12. Sub-section (2A), which was introduced with effect from 1-4-1971, for the first time prescribed time limit for completion of fresh assessment in pursuance of an order under Section 146 or 250 or 254 or 263 or 264 of the Act. But the Sub-section makes it clear that its provisions are applicable only to the assessment years 1971-72 and onwards and not to earlier assessment years. Consequential amendments were also made to Sub-section (3) of Section 153. Therefore, the fresh assessments before us, relating as they do to the assessment years 1969-70 and 1970-71, are not hit by the bar of limitation prescribed under Section 153(2A) of the Act.

13. As we see it/the Circular referred to and relied upon by Shri Philip George cannot avail the assessee for more reasons than one. Firstly, it was purely an administrative Circular designed to regulate and for monitor the working of the Department. Even here -- this is the second point -- the Circular itself makes it clear that in cases of the type referred to therein, fresh assessments should normally be completed within a period of two years. The use of the word "normally" is significant. At the time when the Circular was issued, the Act did not prescribe any time limit for making fresh assessments in cases of the type referred to in the said Circular. It could not have been the intention of the Board that fresh assessments in all such cases should invariably be completed within a period of two years, irrespective of the nature and the extent of the inquiries that might be warranted by each case. Finally, the Board cannot acting under Section 119 of the Act issue Circulars overriding, contravening, or in effect amending the provisions of the Act - see CIT v. Autofin. Ltd. [1985] 151 ITR 741 (AP); CIT v. Sahney Steel & Press Works Ltd. [1985] 152 ITR 39 (AP) and CIT v. Ramchandra Poddar Charitable Trust (1987] 164 ITR 66 (Cal.). Indeed in Gestetner Duplicators (P.) Ltd. v. CIT [1979] 117 ITR 1 the Supreme Court made it clear that the Court will not give effect to a Circular which seeks to curtail or narrow down the provisions of the Act.

It is significant to note that different types of Circulars, namely those conferring a benefit on the assessee came to be considered in the cases of Navnit Lal C. Javeri v. K.K. Sen, AAC [1965] 56 ITR 198 (SC) and Ellerman Lines Ltd. v. CIT [1971] 82 ITR 913 (SC). They were not purely administrative in nature. They were designed to confer some benefit on the assessees.
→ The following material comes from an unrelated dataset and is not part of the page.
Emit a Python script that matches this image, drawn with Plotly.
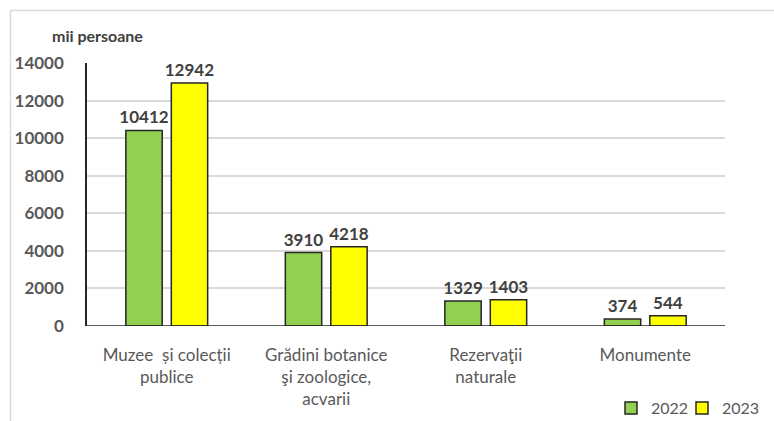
import plotly.graph_objects as go

categories = ["Muzee  și colecții<br>publice", "Grădini botanice<br>şi zoologice,<br>acvarii",
              "Rezervaţii<br>naturale", "Monumente"]
values_2022 = [10412, 3910, 1329, 374]
values_2023 = [12942, 4218, 1403, 544]
tick_vals = [0, 2000, 4000, 6000, 8000, 10000, 12000, 14000]
tick_text = [str(v) for v in tick_vals]

FONT = "Lato"
W, H = 774, 421
L, R, T, B = 87, 725, 63, 326  # plot area pixels

fig = go.Figure()
for name, vals, col, leg in [("2022", values_2022, "#92D050", "legend"),
                             ("2023", values_2023, "#FFFF00", "legend2")]:
    fig.add_trace(go.Bar(
        name=name, x=categories, y=vals, legend=leg,
        marker=dict(color=col, line=dict(color="#262626", width=1.5)),
        text=[str(v) for v in vals], textposition="outside", constraintext="none",
        textfont=dict(family=FONT, size=17, color="#404040", weight="bold"),
        cliponaxis=False,
    ))

def px_x(p):
    return (p - L) / (R - L)

def px_y(p):
    return (B - p) / (B - T)

def legend_at(px_left):
    return dict(orientation="h", xanchor="left", yanchor="middle",
                x=px_x(px_left), y=px_y(408), itemwidth=30,
                font=dict(family=FONT, size=16, color="#595959"),
                bgcolor="rgba(0,0,0,0)")

fig.update_layout(
    width=W, height=H,
    margin=dict(l=L, r=W - R, t=T, b=H - B, pad=0, autoexpand=False),
    paper_bgcolor="white", plot_bgcolor="white",
    barmode="group", bargap=0.43, bargroupgap=0.2,
    font=dict(family=FONT, color="#595959"),
    showlegend=True,
    legend=legend_at(611),
    legend2=legend_at(682),
    xaxis=dict(showgrid=False, showline=False, ticks="",
               tickfont=dict(family=FONT, size=17, color="#595959"),
               ticklabelstandoff=17),
    yaxis=dict(range=[0, 14000], tickvals=tick_vals, ticktext=tick_text, showgrid=True,
               gridcolor="#D9D9D9", gridwidth=1.5, zeroline=False,
               showline=True, linecolor="#262626", linewidth=1.5,
               ticks="", ticklabelstandoff=18,
               tickfont=dict(family=FONT, size=17, color="#595959", weight="bold")),
    shapes=[
        dict(type="line", xref="paper", yref="y", x0=0, x1=1, y0=0, y1=0,
             line=dict(color="#262626", width=1.5)),
        dict(type="rect", xref="paper", yref="paper",
             x0=px_x(10.5), x1=px_x(790), y0=px_y(440), y1=px_y(10.5),
             line=dict(color="#D9D9D9", width=1.5), fillcolor="rgba(0,0,0,0)", layer="below"),
    ],
    annotations=[
        dict(text="<b>mii persoane</b>", xref="paper", yref="paper",
             x=px_x(50), y=px_y(36), xanchor="left", yanchor="middle",
             showarrow=False, font=dict(family=FONT, size=16, color="#404040")),
    ],
)

fig.write_html("out.html", config={"displayModeBar": False},
               post_script="document.body.style.margin='0';document.body.style.overflow='hidden';")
14. We, therefore, decide the limitation issue against the assessee and dismiss the related ground.

15. This brings us on to the merits of the case. The scheme of the Act is that the tax is charged in respect of the total income of the previous year of an assessee. The scheme also contemplates exclusion from the total income of certain types of income. Thus, we have Chapter III dealing with incomes which do not form part of total income. The fasciculous of Sections 10 to 13A (both inclusive) collected under this Chapter has the effect of carving out certain categories of income from the total income of the assessee. The result of such carving out of certain categories of income from the total income is that such categories of income by reason of not being included in the total income of the assessee are completely exempt from the purview of the Act.

16. The scheme of the Act further contemplates certain other types of income which are included in the total income of the assessee but in respect of which the Act provides relief by way of deduction in computing the total income (see the heading 'C.-Deductions in respect of certain income' of Chapter VI-A) or of granting certain relief from tax payable (Chapter VIII and IX).
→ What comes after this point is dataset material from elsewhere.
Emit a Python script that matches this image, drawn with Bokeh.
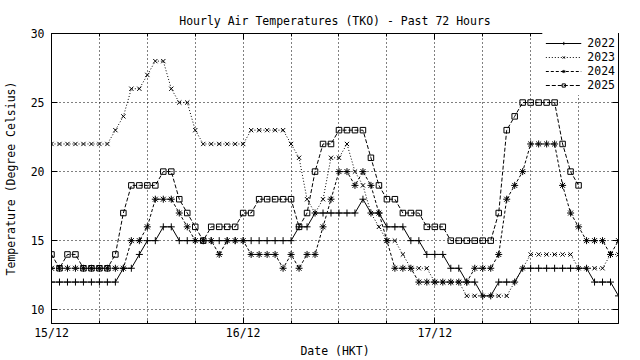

17. We are here concerned with Section 10(1) and 11, both of which, as pointed out earlier, fall under Chapter III.

18. Section 10(1) stipulates that agricultural income will not be included in the total income of the assessee, the term "agricultural income" having been defined under Section 2(1) of the Act as it stood at the relevant point of time. The exclusion of agricultural income from the total income of the assessee has been impelled by the constitutional consideration that 'Taxes on agricultural income" can be levied only by the Legislature of a State and not by Parliament (see Entry 82 of List I and Entry 46 of List II in Schedule VII to the Constitution).

19. Section 11 of the Act deals with 'Income from property held for charitable or religious purposes'. Exemption under Section 11 is available in respect of income derived from property held under trust wholly for charitable or religious purposes, if and only if the various conditions set out not only in that section but also in Sections 12, 12A, 13 and 60 to 63 are fulfilled.
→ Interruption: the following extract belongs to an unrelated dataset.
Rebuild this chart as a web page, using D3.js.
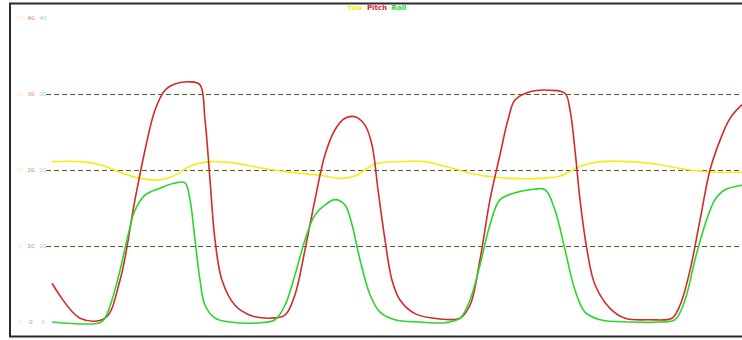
<!DOCTYPE html>
<html><head><meta charset="utf-8">
<script src="https://cdn.jsdelivr.net/npm/d3@7"></script>
<style>body{margin:0;background:#fff}svg{display:block}</style>
</head><body>
<svg id="c" width="742" height="340"></svg>
<script>
const seriesNames = ["Yaw", "Pitch", "Roll"];
const seriesColors = ["#f2ee1a", "#d42a2a", "#2bd62b"];
const levels = [0, 10, 20, 30, 40];
const yawTickLabels = ["0", "5", "10", "15", "20"];
const pitchTickLabels = ["0", "10", "20", "30", "40"];
const rollTickLabels = ["0", "10", "20", "30", "40"];
const gridLevels = [10, 20, 30];

const yawT = [0,28,48,68,88,108,123,138,158,183,208,238,268,288,303,323,348,373,398,428,458,488,508,528,548,578,608,638,668,690];
const yawV = [21.1,21.1,20.7,19.7,18.9,18.7,19.3,20.5,21.1,20.9,20.3,19.7,19.3,18.9,19.2,20.8,21.1,21.1,20.3,19.3,18.9,18.9,19.2,20.5,21.1,21.1,20.7,20.0,19.7,19.7];

const pitchT = [0,28,53,68,83,93,103,113,123,138,148,153,158,163,170,183,198,218,233,243,253,263,273,283,293,303,313,320,326,333,340,348,363,388,408,418,428,438,448,456,463,478,498,513,518,523,528,535,543,558,573,598,620,628,638,648,658,668,678,690];
const pitchV = [5.1,0.5,0.5,5.5,16.1,22.6,27.9,30.5,31.3,31.6,31.2,26.6,18.7,10.8,5.5,2.2,0.9,0.5,0.9,3.6,9.5,16.1,22.0,25.3,26.8,27.0,25.9,23.3,17.4,10.8,5.5,2.9,1.1,0.4,0.5,2.2,8.2,16.1,22.0,26.6,29.2,30.3,30.5,30.1,27.9,22.6,16.1,9.5,4.9,1.8,0.5,0.3,0.5,2.2,6.8,13.4,20.0,23.9,26.8,28.6];

const rollT = [0,48,53,60,68,76,83,93,108,123,133,138,143,148,153,163,178,208,223,233,243,253,263,273,283,293,300,308,318,328,343,368,393,408,418,428,438,448,463,478,493,503,513,523,533,548,578,608,623,633,643,653,663,673,690];
const rollV = [0.0,-0.1,0.5,2.9,6.8,11.4,14.7,16.7,17.6,18.3,18.3,16.1,10.8,5.5,2.2,0.5,0.0,-0.1,0.3,2.2,6.2,10.8,14.1,15.4,16.1,15.4,12.8,8.2,3.6,1.3,0.3,0.0,-0.1,0.5,2.9,7.5,12.8,16.1,17.0,17.4,17.4,14.7,9.5,4.2,1.3,0.3,0.0,0.0,0.3,2.9,8.2,12.8,16.1,17.4,18.0];

const svg = d3.select("#c");
const x = d3.scaleLinear().domain([0, 690]).range([52, 742]);
const y = d3.scaleLinear().domain([0, 40]).range([322, 18]);

// frame
svg.append("rect").attr("x", 10).attr("y", 3.5).attr("width", 745).attr("height", 333)
  .attr("fill", "none").attr("stroke", "#2a2a2a").attr("stroke-width", 2);

// gridlines
svg.append("g").selectAll("line").data(gridLevels).join("line")
  .attr("x1", 46).attr("x2", 742)
  .attr("y1", d => Math.round(y(d)) + 0.5).attr("y2", d => Math.round(y(d)) + 0.5)
  .attr("stroke", "#5c5a22").attr("stroke-width", 1).attr("stroke-dasharray", "5,3");

// tick labels
const tickCols = [
  {labels: yawTickLabels, x: 20, color: "#eef0a0"},
  {labels: pitchTickLabels, x: 31, color: "#e0708a"},
  {labels: rollTickLabels, x: 43, color: "#90d8b0"}
];
tickCols.forEach(tc => {
  svg.append("g").selectAll("text").data(levels).join("text")
    .attr("x", tc.x).attr("y", d => y(d) + 2)
    .attr("text-anchor", "middle")
    .attr("font-family", "DejaVu Sans, sans-serif").attr("font-size", 5.5)
    .attr("fill", tc.color)
    .text((d, i) => tc.labels[i]);
});

// lines
const line = d3.line().x(d => x(d[0])).y(d => y(d[1])).curve(d3.curveCatmullRom.alpha(0.5));
const series = [[yawT, yawV], [pitchT, pitchV], [rollT, rollV]];
series.forEach((s, i) => {
  svg.append("path").datum(s[0].map((t, j) => [t, s[1][j]]))
    .attr("fill", "none").attr("stroke", seriesColors[i]).attr("stroke-width", 1.6)
    .attr("d", line);
});

// legend
const legX = [355, 377, 399];
svg.append("g").selectAll("text").data(seriesNames).join("text")
  .attr("x", (d, i) => legX[i]).attr("y", 10)
  .attr("text-anchor", "middle")
  .attr("font-family", "DejaVu Sans, sans-serif").attr("font-size", 7).attr("font-weight", "bold")
  .attr("fill", (d, i) => seriesColors[i])
  .text(d => d);
</script>
</body></html>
20. Even though the focus of Section 11 is on a particular class of income, namely income from property held in trust wholly and exclusively for religious and charitable purposes, yet income derived from one category of property, namely, agricultural lands, is not covered by that section for the simple reason that agricultural income is exempt from income-tax to start with. To put it differently if a public charitable trust were to hold agricultural land only, then the agricultural income derived by it would be exempt under Section 10(1) itself, because, as we have noticed earlier, under the Constitution, Parliament is not competent to levy tax on agricultural income. The position will not be any different even if a public charitable trust were to hold properties, some of which are agricultural land. Here agricultural income will be exempt under Section 10(1) and non-agricultural income will be exempt under Section 11, provided, of course, the assessee satisfies the conditions laid down in Sections 11 to 13 and 60 to 63. In other words, Section 11 deals with income which but for the provisions of Section 11 would have been included in the total income of the assessee-trust.

21. In the case before us the assessee-trust holds both agricultural and non-agricultural property. And it is a matter of record that agricultural and non-agricultural income were mixed and the income applied by the assessee-trust to charitable purposes flowed from the mixed fund. Now the question that arises for consideration is whether for purposes of the exemption available under Section 11 the income applied for charitable or religious purposes must be attributed exclusively to non-agricultural income or proportionately to agricultural income on the one hand and non-agricultural income on the other. In such cases, as we see it, it will be reasonable to apply the rationale behind the doctrine of attribution. In the case of Paton v. IRC 21 TC 626 Lord Wright explained the doctrine thus:

...In the ordinary course, a person paying interest does not generally appropriate the payment to income or to any particular piece of income or any specific asset: he has the general body of available funds, say his banking a/c, If he has only one, and he pays by drawing on that a/c, which may include income, borrowed money, capital and so forth. This is what is meant by payment out of a mixed fund, or payments made out of the general till, or payments made neutrally. The Revenue authorities have no right in such cases to appropriate those payments to non-taxable rather than taxable moneys. Hence the tax-payer is given the right of attribution in the way most favourable to himself. It is presumed in the absence of evidence to the contrary that payments are made out of income.
The said doctrine can certainly avail the assessee. With the result it will not be reasonable to apportion the income applied to charitable purposes between the agricultural and non-agricultural incomes.

22. In this connection we may here highlight the fact that the said view was taken by the Calcutta High Court in the case of CIT v. Ashoka Charity Trust [1982] 135 ITR 556'. Respectfully following the said decision, we hold that the assessee is entitled to succeed.

23. In view of the foregoing, therefore, we set aside the orders of the lower authorities and direct the Assessing Officer to calculate the exemption available to the assessee under Section 11 on the footing that the income actually applied by the assessee during the relevant previous year for wholly charitable and religious purposes came out of or was wholly attributable to non-agricultural income of the assessee-trust.

24. In the result, both the appeals are allowed.